Resta dunque da verificare la prima affermazione del leader di Forza Italia, ripetuta innumerevoli volte durante il ventennio berlusconiano. Se per chiarire la realtà non è sufficiente il dato della pressione fiscale, serve dunque un’analisi più profonda: se davvero Berlusconi non ha mai alzato il livello di tassazione, come sostiene, tra i provvedimenti varati dai governi di centro-destra non dovremmo trovare alcun aumento di imposte e tasse.
Analizzare un decennio di attività di governo è un’impresa impossibile in singolo un articolo, perciò prenderemo in considerazione un esempio concreto e inequivocabile: l’estate del 2011. Grazie alla relazione di Banca d’Italia del 2011 (da pagina 153) e alla ricostruzione storica di Maria Cecilia Guerra – docente di scienze delle finanze e oggi parlamentare Mdp – scopriamo che nel corso della tempesta dello spread il ministro Tremonti, con l’obiettivo di stabilizzare i mercati, decise un forte aumento delle entrate, in particolare grazie a due decreti estivi (n. 98/2011 e n. 138/2011).

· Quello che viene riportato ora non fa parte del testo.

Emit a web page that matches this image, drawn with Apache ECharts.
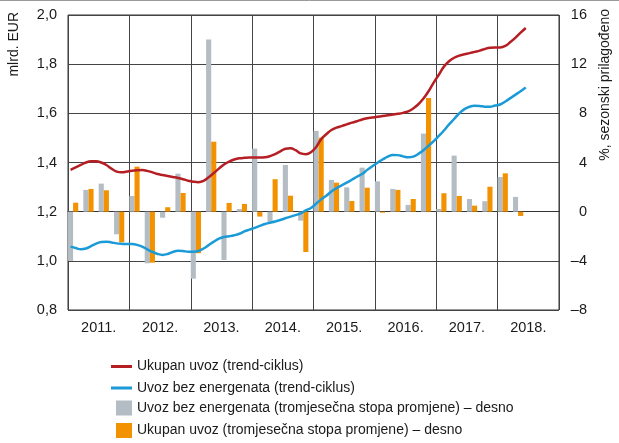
<!DOCTYPE html>
<html>
<head>
<meta charset="utf-8">
<script src="https://cdn.jsdelivr.net/npm/echarts@6/dist/echarts.min.js"></script>
<style>
html,body{margin:0;padding:0;background:#fff;}
#c{width:619px;height:443px;}
</style>
</head>
<body>
<div id="c"></div>
<script>
// ---- data ----
const yearLabels = ['2011.', '2012.', '2013.', '2014.', '2015.', '2016.', '2017.', '2018.'];

// monthly trend-cycle, mlrd. EUR (Jan 2011 - Jun 2018)
const ukupanTrend = [
  1.37, 1.38, 1.39, 1.40, 1.405, 1.405, 1.40, 1.39, 1.375, 1.363, 1.36, 1.363,
  1.366, 1.368, 1.369, 1.366, 1.36, 1.353, 1.349, 1.345, 1.341, 1.337, 1.332, 1.326,
  1.322, 1.32, 1.325, 1.34, 1.357, 1.375, 1.392, 1.404, 1.412, 1.417, 1.419, 1.42,
  1.42, 1.42, 1.421, 1.426, 1.434, 1.445, 1.456, 1.458, 1.45, 1.437, 1.434, 1.442,
  1.462, 1.495, 1.515, 1.532, 1.542, 1.548, 1.555, 1.562, 1.568, 1.575, 1.58, 1.583,
  1.586, 1.589, 1.592, 1.595, 1.598, 1.602, 1.608, 1.62, 1.637, 1.66, 1.69, 1.725,
  1.757, 1.79, 1.812, 1.826, 1.835, 1.84, 1.845, 1.85, 1.855, 1.862, 1.867, 1.868,
  1.868, 1.874, 1.89, 1.908, 1.928, 1.947
];
const bezEnergTrend = [
  1.058, 1.052, 1.047, 1.05, 1.06, 1.07, 1.077, 1.078, 1.075, 1.071, 1.069, 1.068,
  1.068, 1.065, 1.058, 1.047, 1.036, 1.028, 1.024, 1.028, 1.036, 1.041, 1.04, 1.037,
  1.037, 1.04, 1.05, 1.064, 1.078, 1.09, 1.097, 1.1, 1.104, 1.11, 1.12, 1.127,
  1.134, 1.142, 1.15, 1.155, 1.16, 1.166, 1.173, 1.18, 1.186, 1.193, 1.205, 1.215,
  1.232, 1.25, 1.265, 1.282, 1.296, 1.307, 1.318, 1.33, 1.342, 1.353, 1.37, 1.385,
  1.399, 1.412, 1.424, 1.431, 1.43, 1.425, 1.421, 1.424, 1.435, 1.45, 1.468, 1.487,
  1.508, 1.53, 1.555, 1.577, 1.6, 1.617, 1.627, 1.631, 1.63, 1.627, 1.627, 1.632,
  1.636, 1.648, 1.662, 1.676, 1.69, 1.705
];

// quarterly rates of change, % (Q1 2011 - Q2 2018), right axis
const bezEnergStopa = [
  -4.0, 1.77, 2.28, -1.84,
  1.28, -4.2, -0.49, 3.09,
  -5.45, 14.0, -3.93, 0.22,
  5.13, -0.86, 3.8, -0.73,
  6.57, 2.58, 1.98, 3.58,
  2.47, 1.85, 0.55, 6.35,
  0.22, 4.56, 1.03, 0.85,
  2.82, 1.2
];
const ukupanStopa = [
  0.73, 1.85, 1.74, -2.49,
  3.66, -4.15, 0.36, 1.52,
  -3.38, 5.69, 0.71, 0.63,
  -0.4, 2.64, 1.3, -3.28,
  6.02, 2.36, 0.87, 1.95,
  -0.08, 1.77, 1.03, 9.25,
  1.5, 1.28, 0.49, 2.03,
  3.12, -0.35
];

const leftTicks = { min: 0.8, max: 2.0, interval: 0.2 };
const rightTicks = { min: -8, max: 16, interval: 4 };

const names = {
  ukupanTrend: 'Ukupan uvoz (trend-ciklus)',
  bezEnergTrend: 'Uvoz bez energenata (trend-ciklus)',
  bezEnergStopa: 'Uvoz bez energenata (tromjesečna stopa promjene) – desno',
  ukupanStopa: 'Ukupan uvoz (tromjesečna stopa promjene) – desno'
};

// ---- build monthly category axis ----
const months = [];
yearLabels.forEach(y => { for (let m = 1; m <= 12; m++) months.push(y + m); });
// quarterly bars: grey in first month of quarter, orange in second month
const greyMonthly = months.map(() => null);
const orangeMonthly = months.map(() => null);
bezEnergStopa.forEach((v, q) => { greyMonthly[q * 3] = v; });
ukupanStopa.forEach((v, q) => { orangeMonthly[q * 3 + 1] = v; });

const FONT = '"Liberation Sans", Arial, sans-serif';
const TXT = '#1a1a1a';
const GRIDC = '#444';

const legendText = { color: TXT, fontSize: 14, fontFamily: FONT };
function lineLegend(name, top) {
  return { orient: 'vertical', left: 111, top: top, padding: 0, itemWidth: 21, itemHeight: 3,
    data: [{ name: name, icon: 'rect' }], textStyle: legendText };
}
function barLegend(name, top) {
  return { orient: 'vertical', left: 116, top: top, padding: 0, itemWidth: 16, itemHeight: 15,
    data: [{ name: name, icon: 'rect' }], textStyle: legendText };
}

const chart = echarts.init(document.getElementById('c'), null, { renderer: 'canvas' });
chart.setOption({
  animation: false,
  backgroundColor: '#fff',
  textStyle: { fontFamily: FONT },
  grid: { left: 68, right: 60, top: 15, bottom: 133, show: true, borderColor: '#333', borderWidth: 1, backgroundColor: 'transparent' },
  xAxis: [
    {
      type: 'category', data: yearLabels, boundaryGap: true, position: 'bottom',
      axisLine: { show: true, lineStyle: { color: '#333', width: 1 } },
      axisTick: { show: false },
      axisLabel: { color: TXT, fontSize: 14.5, fontFamily: FONT, margin: 10 },
      splitLine: { show: true, lineStyle: { color: GRIDC, width: 1 } }
    },
    {
      type: 'category', data: months, boundaryGap: true, show: false
    }
  ],
  yAxis: [
    {
      type: 'value', min: leftTicks.min, max: leftTicks.max, interval: leftTicks.interval,
      axisLine: { show: false }, axisTick: { show: false },
      axisLabel: { color: TXT, fontSize: 14.5, fontFamily: FONT, margin: 11,
        formatter: v => v.toFixed(1).replace('.', ',') },
      splitLine: { show: true, lineStyle: { color: GRIDC, width: 1 } }
    },
    {
      type: 'value', min: rightTicks.min, max: rightTicks.max, interval: rightTicks.interval, position: 'right',
      axisLine: { show: false }, axisTick: { show: false },
      axisLabel: { color: TXT, fontSize: 14.5, fontFamily: FONT, margin: 28, align: 'right',
        formatter: v => (v < 0 ? '\u2013' + Math.abs(v) : String(v)) },
      splitLine: { show: false }
    }
  ],
  legend: [
    lineLegend(names.ukupanTrend, 359.5),
    lineLegend(names.bezEnergTrend, 381),
    barLegend(names.bezEnergStopa, 400.5),
    barLegend(names.ukupanStopa, 423)
  ],
  graphic: [
    { type: 'line', shape: { x1: 0, y1: 0.5, x2: 619, y2: 0.5 }, style: { stroke: '#999', lineWidth: 1 } },
    { type: 'text', x: 14, y: 12, rotation: Math.PI / 2,
      style: { text: 'mlrd. EUR', fill: TXT, font: '14px ' + FONT, textAlign: 'right', textVerticalAlign: 'middle' } },
    { type: 'text', x: 605, y: 9, rotation: Math.PI / 2,
      style: { text: '%, sezonski prilagođeno', fill: TXT, font: '14px ' + FONT, textAlign: 'right', textVerticalAlign: 'middle' } }
  ],
  series: [
    {
      name: names.bezEnergStopa, type: 'bar', xAxisIndex: 1, yAxisIndex: 1, stack: 'q',
      data: greyMonthly, barCategoryGap: '0%', itemStyle: { color: '#b4bdc3' }
    },
    {
      name: names.ukupanStopa, type: 'bar', xAxisIndex: 1, yAxisIndex: 1, stack: 'q',
      data: orangeMonthly, barCategoryGap: '0%', itemStyle: { color: '#f39200' }
    },
    {
      name: names.ukupanTrend, type: 'line', xAxisIndex: 1, yAxisIndex: 0,
      data: ukupanTrend, smooth: 0.4, symbol: 'none',
      lineStyle: { color: '#b51f24', width: 2.5 }, itemStyle: { color: '#b51f24' }
    },
    {
      name: names.bezEnergTrend, type: 'line', xAxisIndex: 1, yAxisIndex: 0,
      data: bezEnergTrend, smooth: 0.4, symbol: 'none',
      lineStyle: { color: '#1a9bd7', width: 2.5 }, itemStyle: { color: '#1a9bd7' }
    }
  ]
});
</script>
</body>
</html>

Bankitalia riporta che l’aggiustamento di bilancio nel primo biennio (2011 e 2012) sarebbe derivato “quasi interamente da aumenti delle entrate”, a causa dell’aumento dell’aliquota dell’Iva dal 20 al 21 per cento, l’inasprimento delle accise, l’aumento dell’imposta di bollo sui conti deposito e dell’imposizione sulle attività finanziarie. Il governo Berlusconi introdusse anche una clausola di salvaguardia (cosa è) pari a 20 miliardi, che sarebbe scattata nel caso in cui la legge delega di riforma del sistema fiscale e assistenziale (ultima riga della tabella sottostante) non avesse garantito tagli dello stesso importo (articolo 1, comma 6 del decreto 138/2011, che modifica l’articolo 40 del decreto legge 98/2011).
La delega non raggiunse l’obiettivo e la clausola venne in parte disattivata dal governo Monti. Ma una sua seconda parte scattò durante il governo Letta e portò l’Iva al 22 per cento nell’ottobre 2013 (articolo 11, comma 1 del decreto 76/2013).
Non è dunque un caso se negli anni successivi al 2011, la pressione fiscale è aumentata del 2 per cento. È avvenuto anche a causa delle decisioni prese in quei mesi concitati e scaricate sui governi successivi. Come mostra la tabella, le manovre estive dell’ultimo governo Berlusconi hanno aumentato in modo considerevole il prelievo: di 2,6 miliardi nel 2011 fino ai quasi 40 miliardi (previsti) per il 2014.
Fonte: Le manovre di finanza pubblica approvate nell’estate 2011, Bollettino economico 66/2011, Banca d’Italia
Peraltro, la responsabilità politica di Silvio Berlusconi, in quanto parlamentare e leader di una forza politica, non si esaurisce nei soli anni di governo. Quando il cosiddetto decreto salva-Italia, varato in condizioni di emergenza a fine 2011 dal governo Monti, introdusse l’Imu, l’allora Pdl, Berlusconi compreso, votò in modo compatto la misura, salvo ricredersi solo pochi mesi dopo.
Il verdetto
Se l’attività di governo del centro-destra sembra effettivamente aver contenuto l’aumento delle imposte e delle tasse, nel 2011 – sottoposto a una forte pressione internazionale – l’esecutivo guidato da Berlusconi ha introdotto forti aumenti di tassazione. Per di più, scaricandone gran parte sugli anni – e sui governi – successivi. Scelte probabilmente rese necessarie dalla difficilissima situazione finanziaria del paese, ma che Berlusconi dovrebbe comunque ricordare nelle sue dichiarazioni. Nonostante l’ex cavaliere faccia di tutto per cancellarlo dal ricordo comune, è dunque FALSO che i suoi governi non abbiano mai alzato il livello di imposte e tasse.
La difficilissima estate del 2011 sta lì a dimostrarlo.